Thursday, April 28, 2016

Are You Hooked? Middle Grade #11

GENRE: MG - Science fiction

Science-geek Mike meets an alien and agrees to test candies from an alien PEZ dispenser to find out what planets humans can visit. He’ll have to survive bizarre reactions and aliens who hate Earthlings. If he doesn't finish in time, the Galactic Emperor will lock Earth in an anti-spaceflight field.

Mike shifted on the hard bench and glanced from his math book to his fifth grade classmates dashing around the community soccer field like superheated atoms. So far, the negatively-charged molecule known as “Brutus” hadn’t swooped in to repel the others like an electric bowling ball. Brutus was probably searching for Mike.

He’d show up eventually, hunting those on The List of Chumps to be Pounded After School. Failing to call Brutus, the biggest sixth-grader at Evanston Elementary, by his self-chosen nickname broke Chump Rule #1. Mike blew that the first day of school. On the second, he sat in Brutus’s swing. His name had topped The List ever since.


Mike jerked upright. A soccer ball bounced away from the side of the bleachers. He gritted his teeth and clenched his math assignment. Home was only five blocks away…

No. He would not hide in his house like a friendless dork. With summer coming and Brutus able to stalk the park all day, Mike’s plan to escape Evanston Ohio had to work.

Step one: attend the Academy section of Space Camp two years ahead of his age group. Step two: get noticed by NASA. Step three: move to Florida as the space program’s youngest astronaut. Step four: “accidentally” drop an International Space Station toilet into Brutus’s backyard.

“C’mon Mike, we need another player.” Carlos picked up the soccer ball and bounced it against the lowest bench.


  1. Describing Brutus as a negatively charged molecule is great. I especially like that you have the brief description about repelling others right after it to clarify what it means from anyone who isn't familiar with the concept.

    Mike's voice feels perfectly MG. Both the premise and overall writing level are excellent.

    Minor typo: "Evanston Ohio" is missing the comma. Everything else is too good to pick apart.

  2. I think this definitely works for MG voice-wise (and in general). Perfect for a 12-year-old "geek." Little nits are to add a hyphen to "fifth grade" ("fifth-grade") and would a soccer ball make a "Crack" sound if it bounced against bleachers? I envision more of a "Whomp" or even "Thud." Great job, though, and good luck!

  3. The story is great --- although I'd delete the last line of the first paragraph (you show it in the next one anyway)

    Nice voice.

    Not a fan of the biggest kid always being the bully, but that's just personal bias.

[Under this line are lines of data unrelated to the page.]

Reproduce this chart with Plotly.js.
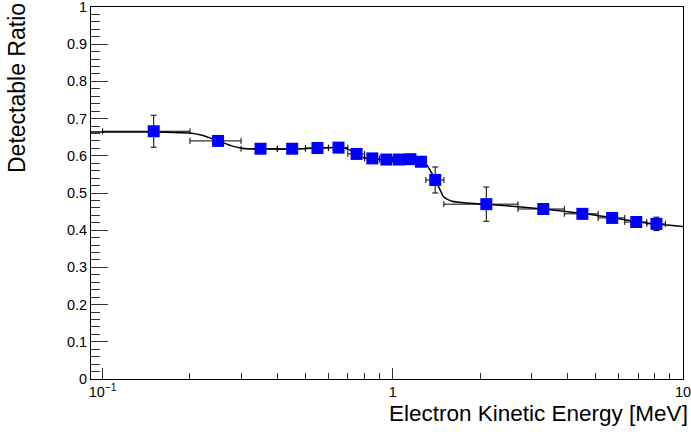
<!DOCTYPE html>
<html>
<head>
<meta charset="utf-8">
<script src="https://cdn.plot.ly/plotly-3.0.1.min.js"></script>
<style>html,body{margin:0;padding:0;background:#fff;}#chart{width:691px;height:436px;}</style>
</head>
<body>
<div id="chart"></div>
<script>
// Measured points (bin centres) and uncertainties
const energy    = [0.15, 0.25, 0.35, 0.45, 0.55, 0.65, 0.75, 0.85, 0.95, 1.05, 1.15, 1.25, 1.4, 2.1, 3.3, 4.5, 5.7, 6.9, 8.1];
const energyErr = [0.05, 0.05, 0.05, 0.05, 0.05, 0.05, 0.05, 0.05, 0.05, 0.05, 0.05, 0.05, 0.1, 0.6, 0.6, 0.6, 0.6, 0.6, 0.6];
const ratio     = [0.666, 0.640, 0.619, 0.619, 0.621, 0.622, 0.605, 0.593, 0.590, 0.590, 0.591, 0.584, 0.535, 0.470, 0.457, 0.444, 0.433, 0.422, 0.417];
const ratioErr  = [0.043, 0.008, 0.006, 0.006, 0.006, 0.006, 0.006, 0.006, 0.006, 0.006, 0.006, 0.006, 0.035, 0.046, 0.010, 0.014, 0.010, 0.012, 0.018];

// Smooth curve
const curveE = [0.0912, 0.15, 0.2, 0.22, 0.25, 0.28, 0.3, 0.33, 0.35, 0.45, 0.55, 0.65, 0.7, 0.75, 0.8, 0.85, 0.95, 1.05, 1.15, 1.25, 1.3, 1.35, 1.4, 1.45, 1.5, 1.6, 1.8, 2.1, 3.3, 4.5, 5.7, 6.9, 8.1, 10];
const curveR = [0.664, 0.664, 0.661, 0.655, 0.640, 0.626, 0.621, 0.618, 0.618, 0.618, 0.621, 0.622, 0.618, 0.605, 0.594, 0.591, 0.590, 0.590, 0.591, 0.586, 0.578, 0.559, 0.535, 0.511, 0.489, 0.478, 0.473, 0.470, 0.457, 0.445, 0.434, 0.423, 0.417, 0.410];

// Axis tick labels
const xTickVals  = [0.1, 1, 10];
const xTickText  = ['10<sup>\u22121</sup>', '1', '10'];
const xMinorVals = [0.2, 0.3, 0.4, 0.5, 0.6, 0.7, 0.8, 0.9, 2, 3, 4, 5, 6, 7, 8, 9];
const yTickVals  = [0, 0.1, 0.2, 0.3, 0.4, 0.5, 0.6, 0.7, 0.8, 0.9, 1];
const yTickText  = ['0', '0.1', '0.2', '0.3', '0.4', '0.5', '0.6', '0.7', '0.8', '0.9', '1'];
const yMinorVals = [0.02, 0.04, 0.06, 0.08, 0.12, 0.14, 0.16, 0.18, 0.22, 0.24, 0.26, 0.28,
                    0.32, 0.34, 0.36, 0.38, 0.42, 0.44, 0.46, 0.48, 0.52, 0.54, 0.56, 0.58,
                    0.62, 0.64, 0.66, 0.68, 0.72, 0.74, 0.76, 0.78, 0.82, 0.84, 0.86, 0.88,
                    0.92, 0.94, 0.96, 0.98];

const xTitle = 'Electron Kinetic Energy [MeV]';
const yTitle = 'Detectable Ratio';

const FONT = 'Liberation Sans, Arial, Helvetica, sans-serif';
const TICK = '#333333';

const traces = [
  {
    x: curveE, y: curveR, type: 'scatter', mode: 'lines',
    line: {color: '#000000', width: 1.5, shape: 'spline', smoothing: 0.6},
    hoverinfo: 'skip', showlegend: false
  },
  {
    x: energy, y: ratio, type: 'scatter', mode: 'markers',
    marker: {symbol: 'square', size: 12, color: '#0000ff', line: {width: 0}},
    error_x: {type: 'data', array: energyErr, visible: true, color: '#000000', thickness: 1, width: 3},
    error_y: {type: 'data', array: ratioErr, visible: true, color: '#000000', thickness: 1, width: 3},
    showlegend: false
  },
  // invisible helper trace for the separate minor-tick subplot
  {
    x: [energy[0]], y: [ratio[0]], xaxis: 'x2', yaxis: 'y2', type: 'scatter', mode: 'markers',
    marker: {opacity: 0, size: 1}, hoverinfo: 'skip', showlegend: false
  }
];

const layout = {
  width: 691, height: 436,
  margin: {l: 91, r: 8, t: 7, b: 57, pad: 0},
  paper_bgcolor: '#ffffff', plot_bgcolor: 'rgba(0,0,0,0)',
  font: {family: FONT, color: '#000000', size: 14},
  showlegend: false,
  xaxis: {
    type: 'log', range: [-1.04, 1.0], domain: [0, 1], anchor: 'y',
    tickmode: 'array', tickvals: xTickVals, ticktext: xTickText,
    ticks: 'inside', ticklen: 11, tickwidth: 1, tickcolor: TICK,
    showline: true, linecolor: '#000000', linewidth: 1, mirror: true,
    showgrid: false, zeroline: false,
    ticklabeloverflow: 'allow',
    tickfont: {family: FONT, size: 14.5, color: '#000000'}
  },
  yaxis: {
    range: [0, 1], domain: [0, 1], anchor: 'x',
    tickmode: 'array', tickvals: yTickVals, ticktext: yTickText,
    ticks: 'inside', ticklen: 17, tickwidth: 1, tickcolor: TICK,
    showline: true, linecolor: '#000000', linewidth: 1, mirror: true,
    showgrid: false, zeroline: false,
    ticklabeloverflow: 'allow',
    tickfont: {family: FONT, size: 14.5, color: '#000000'}
  },
  // separate (non-overlaying) subplot on the same area, only for minor ticks
  xaxis2: {
    type: 'log', range: [-1.04, 1.0], domain: [0, 1], anchor: 'y2', side: 'bottom',
    tickmode: 'array', tickvals: xMinorVals, showticklabels: false,
    ticks: 'inside', ticklen: 6, tickwidth: 1, tickcolor: TICK,
    showline: false, showgrid: false, zeroline: false
  },
  yaxis2: {
    range: [0, 1], domain: [0, 1], anchor: 'x2', side: 'left',
    tickmode: 'array', tickvals: yMinorVals, showticklabels: false,
    ticks: 'inside', ticklen: 9, tickwidth: 1, tickcolor: TICK,
    showline: false, showgrid: false, zeroline: false
  },
  annotations: [
    {
      text: xTitle, xref: 'paper', yref: 'paper',
      x: (690 - 91) / 592, y: -(414 - 379) / 372,
      xanchor: 'right', yanchor: 'middle', showarrow: false,
      font: {family: FONT, size: 22.5, color: '#000000'}
    },
    {
      text: yTitle, xref: 'paper', yref: 'paper', textangle: -90,
      x: (17 - 91) / 592, y: 1 - (88 - 7) / 372,
      xanchor: 'center', yanchor: 'middle', showarrow: false,
      font: {family: FONT, size: 23, color: '#000000'}
    }
  ]
};

Plotly.newPlot('chart', traces, layout, {staticPlot: true, displayModeBar: false});
</script>
</body>
</html>
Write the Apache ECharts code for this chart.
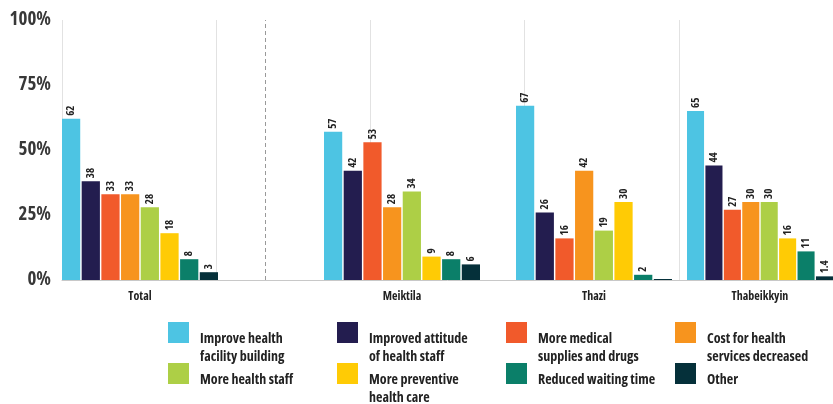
<!DOCTYPE html>
<html>
<head>
<meta charset="utf-8">
<script src="https://cdn.jsdelivr.net/npm/echarts@6/dist/echarts.min.js"></script>
<style>
  html, body { margin: 0; padding: 0; background: #fff; }
  #chart { width: 833px; height: 404px; }
</style>
</head>
<body>
<div id="chart"></div>
<script>
// ---- data ----
const categories = ['Total', 'Meiktila', 'Thazi', 'Thabeikkyin'];
const seriesNames = [
  'Improve health facility building',
  'Improved attitude of health staff',
  'More medical supplies and drugs',
  'Cost for health services decreased',
  'More health staff',
  'More preventive health care',
  'Reduced waiting time',
  'Other'
];
const legendLines = [
  ['Improve health', 'facility building'],
  ['Improved attitude', 'of health staff'],
  ['More medical', 'supplies and drugs'],
  ['Cost for health', 'services decreased'],
  ['More health staff'],
  ['More preventive', 'health care'],
  ['Reduced waiting time'],
  ['Other']
];
const improveFacility   = [62, 57, 67, 65];
const improvedAttitude  = [38, 42, 26, 44];
const moreSupplies      = [33, 53, 16, 27];
const costDecreased     = [33, 28, 42, 30];
const moreStaff         = [28, 34, 19, 30];
const morePreventive    = [18, 9, 30, 16];
const reducedWaiting    = [8, 8, 2, 11];
const other             = [3, 6, 0, 1.4];
const seriesValues = [improveFacility, improvedAttitude, moreSupplies, costDecreased,
                      moreStaff, morePreventive, reducedWaiting, other];
const yTicks = [0, 25, 50, 75, 100];

// ---- styles ----
const colors = ['#4DC4E3', '#231D4F', '#F15A2B', '#F7941E', '#ADCF46', '#FFCB05', '#0B7F69', '#05303A'];
const FONT = "'Open Sans', 'Roboto Condensed', sans-serif";
const WEIGHT = 'bold condensed';
const groupLefts = [62, 324, 516, 687];
const groupWidth = 156;
const separatorPos = 1.315; // dashed separator, in background band units

const grids = [{ left: 62, top: 20, width: 783, height: 260 }];
groupLefts.forEach(l => grids.push({ left: l, top: 20, width: groupWidth, height: 260 }));

const xAxes = [{
  gridIndex: 0, type: 'value', min: 0, max: 5, interval: 1,
  axisLabel: { show: false }, axisTick: { show: false },
  axisLine: { show: true, lineStyle: { color: '#c8c8c8', width: 1 } },
  splitLine: { show: true, lineStyle: { color: '#e2e2e2', width: 1 } }
}];
const yAxes = [{
  gridIndex: 0, type: 'value', min: yTicks[0], max: yTicks[yTicks.length - 1], interval: yTicks[1] - yTicks[0],
  axisLine: { show: false }, axisTick: { show: false }, splitLine: { show: false },
  axisLabel: { formatter: '{value}%', fontFamily: FONT, fontWeight: WEIGHT, fontSize: 19, color: '#383838', margin: 11 }
}];
categories.forEach((c, i) => {
  xAxes.push({
    gridIndex: i + 1, type: 'category', data: [c],
    axisLine: { show: false }, axisTick: { show: false }, splitLine: { show: false },
    axisLabel: { fontFamily: FONT, fontWeight: WEIGHT, fontSize: 12, color: '#222', margin: 11 }
  });
  yAxes.push({ gridIndex: i + 1, type: 'value', min: 0, max: 100, show: false });
});

const series = [{
  type: 'line', xAxisIndex: 0, yAxisIndex: 0, data: [], silent: true,
  markLine: {
    silent: true, symbol: ['none', 'none'], label: { show: false },
    lineStyle: { type: [4, 3], color: '#999', width: 1 },
    data: [[{ coord: [separatorPos, 0] }, { coord: [separatorPos, 100] }]]
  }
}];
categories.forEach((c, g) => {
  seriesNames.forEach((name, s) => {
    series.push({
      type: 'bar', name: name, xAxisIndex: g + 1, yAxisIndex: g + 1,
      data: [seriesValues[s][g]],
      itemStyle: { color: colors[s] },
      barGap: '8%', barCategoryGap: '0%',
      barMinHeight: s === 7 ? 1 : 0,
      label: {
        show: true, position: 'top', rotate: 90, align: 'left', verticalAlign: 'middle',
        distance: 3, fontFamily: FONT, fontWeight: WEIGHT, fontSize: 11, color: '#222',
        formatter: p => (p.value === 0 ? '' : String(p.value))
      }
    });
  });
});

function buildLegend(names, top) {
  return {
    data: names.map(n => ({ name: n, icon: 'rect' })),
    left: 168, top: top, width: 670, orient: 'horizontal', padding: 0,
    itemWidth: 21, itemHeight: 21, itemGap: 12,
    formatter: function (name) {
      const lines = legendLines[seriesNames.indexOf(name)];
      const sp = lines.length === 1 ? 's1' : 's2';
      return '{' + sp + '| }\n' + lines.map(l => '{t|' + l + '}').join('\n');
    },
    textStyle: {
      rich: {
        s1: { lineHeight: 13, fontSize: 1 },
        s2: { lineHeight: 31, fontSize: 1 },
        t: { fontFamily: FONT, fontWeight: WEIGHT, fontSize: 14, color: '#222', lineHeight: 18, width: 125, padding: [0, 0, 0, 6] }
      }
    }
  };
}

const chart = echarts.init(document.getElementById('chart'), null, { renderer: 'canvas' });
chart.setOption({
  animation: false,
  backgroundColor: '#ffffff',
  grid: grids,
  xAxis: xAxes,
  yAxis: yAxes,
  legend: [buildLegend(seriesNames.slice(0, 4), 314), buildLegend(seriesNames.slice(4), 355)],
  series: series
});
</script>
</body>
</html>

    I think the log is okay, but it could be more fun. i.e. the Emperor will lock the Earth in a cosmic jawbreaker making sure we never reach space again.

  4. This is a fun concept and you've nailed the MG voice! I particularly liked the atomic metaphors in the opening and Mike's list of things to do when he escapes home. Both of those tell us this story is going to have sci-fi elements even though we're in plain old contemporary Ohio in this first scene--nice work!

    Somehow I can't reconcile the Pez dispenser to the actual conflict of the story, though, so you might need to clarify that in the logline a bit. I'm also not sure what the consequences of being locked in an anti-spaceflight field would be. Does it just mean Mike wouldn't get to be an astronaut like he dreams, or would it have more devastating consequences for Earth? Upping/clarifying those stakes will really punch up the pitch.

    But honestly, I really love this and would read more! Best of luck.

    Julie (#40)

  5. Thanks everyone! Love getting the nits - gotta get those things down too. I'll work on that logline, I started from scratch on a new one, so it definitely needs polishing.

  6. The idea of an electric bowling ball seemed like it might be trying too hard. Since there's no such thing, I had to think about it, which pulled me out of a story I wasn't quite into yet. But I loved the kids moving like superheated atoms. That seemed natural and funny.